Here's the story in a nut-shell: Cornelia Brown is an underachiever, working at a coffee shop in Philadelphia. In walks a stunning man, comparable to Cary Grant, and Cornelia is swept away by his beauty and swept into his life. Then, one day, he shows up with an eleven year old daughter, Clare, in tow. As Cornelia realizes that she doesn't, in fact, love the father, she also realizes that she desperately loves the daughter and wants, more than anything, to help her out of her horrid situation with an ill mother who has basically disappeared off the face of the earth.

The story just grated on my nerves from the very beginning. The shallow sense of being drawn to people who are physically beautiful (which happens twice for Cornelia - once with Martin Grace and then with her sister's husband, Teo). The absurdity of acceptance of Cornelia ending up with her sister's husband. The brash things Clare encounters with her mother (both advice on sex and the image of her mother having sex). The blithe, casual discussion about how the earth didn't really move for Cornelia when she had sex with Martin. The neat tidy ending with Clare returned to the care of her mother, Viviana, and Cornelia paired with her heart's desire, Teo. I just was annoyed.

I could get behind the basic story line. I did feel for the young girl as she attempts to deal with a mother spiraling out of control in the throes of bi-polar. I could relate to Cornelia's desire to rescue and save the young girl and make a new life for the two of them, together.

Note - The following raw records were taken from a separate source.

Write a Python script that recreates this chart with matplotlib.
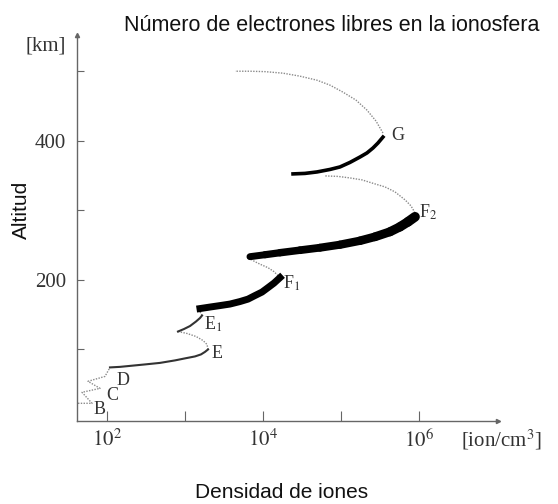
import matplotlib
matplotlib.use("Agg")
import matplotlib.pyplot as plt
from matplotlib.collections import LineCollection
import numpy as np

# ---- data (log10 of ion density, altitude in km) ----
# lower dotted zig-zag through B, C, D
bcd_logn = [1.628, 1.808, 1.679, 1.910, 1.756, 1.974, 2.038]
bcd_km = [22.2, 22.2, 38.0, 43.7, 53.8, 60.9, 73.8]

# E layer (thin solid)
e_logn = [2.038, 2.167, 2.295, 2.487, 2.679, 2.872, 3.0, 3.128, 3.205, 3.256, 3.295]
e_km = [73.8, 74.6, 76.0, 78.1, 80.3, 83.9, 86.8, 89.6, 92.5, 96.1, 99.6]
e_gap_logn = [3.295, 3.282, 3.231, 3.141, 3.026, 2.910]
e_gap_km = [99.6, 106.8, 112.5, 118.3, 122.6, 125.4]

# E1 layer (thin solid)
e1_logn = [2.910, 2.987, 3.064, 3.141, 3.192, 3.218]
e1_km = [125.4, 129.0, 133.3, 139.8, 144.8, 148.4]
e1_gap_logn = [3.218, 3.179]
e1_gap_km = [148.4, 157.0]

# F1 layer (thick)
f1_logn = [3.192, 3.321, 3.449, 3.577, 3.705, 3.808, 3.897, 3.987, 4.064, 4.141, 4.218]
f1_km = [158.4, 160.6, 162.7, 164.9, 168.5, 172.0, 177.1, 182.1, 188.5, 195.0, 202.9]
f1_gap_logn = [4.218, 4.141, 4.064, 3.962, 3.897, 3.833]
f1_gap_km = [202.9, 211.5, 217.2, 222.2, 225.8, 230.1]

# F2 layer (thickest)
f2_logn = [3.833, 4.026, 4.218, 4.474, 4.731, 4.987, 5.244, 5.436, 5.628, 5.756, 5.859, 5.949]
f2_km = [233.0, 235.8, 238.7, 242.3, 245.9, 250.2, 255.9, 261.6, 268.8, 275.9, 283.1, 290.3]
f2_gap_logn = [5.949, 5.897, 5.821, 5.692, 5.564, 5.436, 5.269, 5.115, 4.962, 4.795]
f2_gap_km = [296.1, 306.1, 314.7, 326.2, 333.3, 337.6, 343.4, 346.2, 348.4, 349.1]

# G layer (medium)
g_logn = [4.385, 4.538, 4.692, 4.859, 4.987, 5.115, 5.244, 5.333, 5.410, 5.474, 5.538]
g_km = [352.0, 352.7, 354.8, 358.4, 362.0, 368.5, 376.3, 382.1, 389.2, 396.4, 404.9]
g_top_logn = [5.538, 5.449, 5.333, 5.192, 5.026, 4.859, 4.692, 4.474, 4.256, 4.026, 3.833, 3.641]
g_top_km = [410.8, 428.0, 443.7, 458.1, 469.5, 479.6, 486.7, 492.5, 496.8, 499.0, 499.6, 499.6]

layer_names = ["B", "C", "D", "E", "E$_1$", "F$_1$", "F$_2$", "G"]
name_logn = [1.910, 2.064, 2.205, 3.410, 3.359, 4.372, 6.115, 5.731]
name_km = [13.6, 33.7, 55.2, 93.9, 135.5, 194.3, 296.1, 407.9]

x_ticks = [2, 3, 4, 5, 6]
x_labels = ["$10^{2}$", "", "$10^{4}$", "", "$10^{6}$"]
y_ticks = [100, 200, 300, 400, 500]
y_labels = ["", "200", "", "400", ""]

plt.rcParams['mathtext.fontset'] = 'stix'
serif = 'Liberation Serif'
sans = 'Liberation Sans'
axis_gray = '#666666'
text_gray = '#333333'

fig = plt.figure(figsize=(5.58, 5.04), dpi=100)
ax = fig.add_axes([0.138, 0.165, 0.754, 0.766])
ax.set_xscale('log')
ax.set_xlim(10**1.615, 10**7.01)
ax.set_ylim(-3, 552)

def n(v):
    return 10 ** np.asarray(v)

dot = dict(color='#8a8a8a', lw=1.0, ls=(0, (1, 1)))
ax.plot(n(bcd_logn), bcd_km, **dot)
ax.plot(n(e_gap_logn), e_gap_km, **dot)
ax.plot(n(e1_gap_logn), e1_gap_km, **dot)
ax.plot(n(f1_gap_logn), f1_gap_km, **dot)
ax.plot(n(f2_gap_logn), f2_gap_km, **dot)
ax.plot(n(g_top_logn), g_top_km, **dot)

ax.plot(n(e_logn), e_km, color='#333333', lw=1.5, solid_joinstyle='round')
ax.plot(n(e1_logn), e1_km, color='#333333', lw=1.5, solid_joinstyle='round')
ax.plot(n(f1_logn), f1_km, color='black', lw=5.0, solid_joinstyle='round')
ax.plot(n(g_logn), g_km, color='black', lw=2.6, solid_joinstyle='round')

# F2 gets a little thicker toward its peak
pts = np.column_stack([n(f2_logn), f2_km])
segs = np.stack([pts[:-1], pts[1:]], axis=1)
widths = np.linspace(5.0, 7.0, len(segs))
ax.add_collection(LineCollection(segs, linewidths=widths, colors='black',
                                 capstyle='round', joinstyle='round'))

for name, lx, ly in zip(layer_names, name_logn, name_km):
    ax.text(10 ** lx, ly, name, ha='center', va='center', fontsize=13,
            family=serif, color=text_gray)

# axes look: only left and bottom lines with arrow heads
for s in ['top', 'right']:
    ax.spines[s].set_visible(False)
for s in ['left', 'bottom']:
    ax.spines[s].set_color(axis_gray)
    ax.spines[s].set_linewidth(1.0)
ax.plot(1, 0, '>', color=axis_gray, ms=3, transform=ax.transAxes, clip_on=False)
ax.plot(0, 1, '^', color=axis_gray, ms=3, transform=ax.transAxes, clip_on=False)

ax.set_xticks(n(x_ticks))
ax.set_xticklabels(x_labels)
ax.xaxis.set_minor_locator(matplotlib.ticker.NullLocator())
ax.set_yticks(y_ticks)
ax.set_yticklabels(y_labels)
ax.tick_params(direction='in', color=axis_gray, labelcolor=text_gray, labelsize=15)
ax.tick_params(axis='x', length=7, pad=6)
ax.tick_params(axis='y', length=5, pad=8)
for lab in ax.get_xticklabels() + ax.get_yticklabels():
    lab.set_family(serif)

fig.text(0.595, 0.950, "Número de electrones libres en la ionosfera",
         ha='center', va='center', fontsize=15.5, family=sans, color='#111111')
fig.text(0.081, 0.909, "[km]", ha='center', va='center', fontsize=15,
         family=serif, color=text_gray)
fig.text(0.898, 0.127, "[ion/cm$^{3}$]", ha='center', va='center', fontsize=15,
         family=serif, color=text_gray)
fig.text(0.039, 0.583, "Altitud", ha='center', va='center', rotation=90,
         fontsize=15, family=sans, color='#111111')
fig.text(0.504, 0.022, "Densidad de iones", ha='center', va='center',
         fontsize=15, family=sans, color='#111111')

fig.savefig("out.png", dpi=100)
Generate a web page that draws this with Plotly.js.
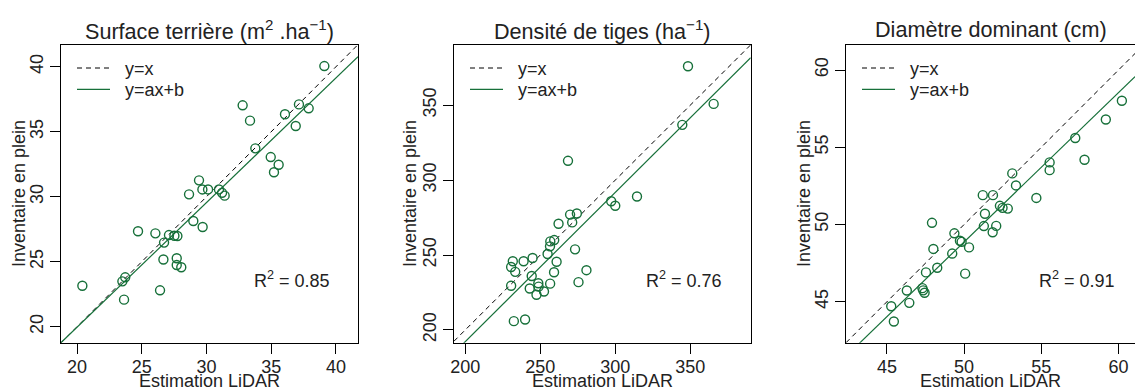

I could accept Cornelia's hesitations over the father who fails to be there for his only daughter. Even Clare's valiant efforts at keeping life under control were understandable and to be commended. But, I just couldn't get behind all the rest of the claptrap aspects of this story.

Perhaps it was simply a matter of built-up expectations. I expected it to be a really great book. It just wasn't up my alley. Several others on Hatmaker's list have made my own favorites listings (The Light Between Oceans, The Sweetness at the Bottom of the Pie, Major Pettigrew's Last Stand).  Of course, she also presented Little Bee as a favorite and I disliked that one, as well. I guess it just proves the flip side of that old adage: One man's trash is another man's treasure. So, one person's treasured book is another person's disdained book. Ah well, you win some, you lose some.